Soziale Arbeit, Umwelt- und Naturschutz, Demokratiebildung und Prävention gegenüber Rechtsextremismus und Gruppenbezogener Menschenfeindlichkeit: In welchem Verhältnis stehen diese Begriffe zueinander, welche Beziehungen existieren zwischen diesen Kontexten? Kann „die“ Soziale Arbeit ein Partner in der Arbeit gegen Menschenfeindlichkeit und für Demokratie im Kontext Umwelt- und Naturschutz sein? Diese Frage soll im Mittelpunkt des folgenden Beitrags stehen. Dabei werden zunächst kurz auf theoretischer Ebene Schnittstellen thematisiert und anschließend anhand von zwei Praxisfeldern der Sozialen Arbeit mit Beispielen illustriert.
Praxisfelder und Themen – Soziale Arbeit als Menschenrechtsprofession
Soziale Arbeit besteht aus vielen verschiedenen unterschiedlichen Handlungs- und Praxisfeldern, die aus ihren je unterschiedlichen historischen Kontexten eher den sozialarbeiterischen oder sozialpädagogischen Prämissen zugeordnet werden können. In Bezugnahme auf die sozialarbeiterische Traditionslinie ist es die direkte Unterstützung bei sozialen Problemen und Konflikten, in der sozialpädagogischen Traditionslinie die öffentliche und institutionalisierte Erziehung, die der Lebensbewältigung dienlich sein soll. Beide Perspektiven greifen eng ineinander und finden im Begriff der Sozialen Arbeit einen gemeinsamen Nenner.
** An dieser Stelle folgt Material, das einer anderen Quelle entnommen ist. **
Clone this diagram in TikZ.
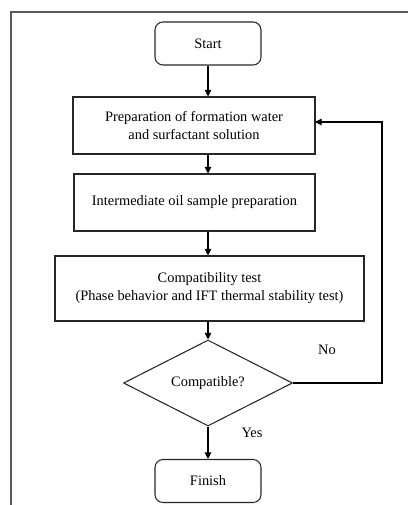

So reicht das Handlungsspektrum von den Frühen Hilfen über die Kinder- und Jugendhilfe bis zu den Bereichen Gesundheit und Demographie, Alter oder Hilfen in stationärer Jugendhilfe wie den Kinder- und Jugendheimen. Die Entwicklung von Unterstützung in prekären Lebenslagen etwa im Kontext Armut oder Sucht ist also ebenso Teil der Sozialen Arbeit wie internationale Jugendarbeit, Streetwork, Beratung, Arbeit mit Menschen mit Behinderungen, die Jugendgerichtshilfe oder offene Jugendarbeit. Es existiert insofern kein einheitliches Profil oder Konzept. Soziale Arbeit ist vielmehr ein Portfolio unterschiedlicher Bezugnahmen auf Adressat*innen, Orte, Räume, Ansätze, Ziele, Methoden und Konzepte. Gleichzeitig gibt es auf normativer Ebene bestimmte Ankerpunkte, die für die Disziplin der Sozialen Arbeit von Relevanz sind und einen Ankerpunkt für die Themen Demokratieförderung und Prävention gegen Gruppenbezogene Menschenfeindlichkeit bieten können.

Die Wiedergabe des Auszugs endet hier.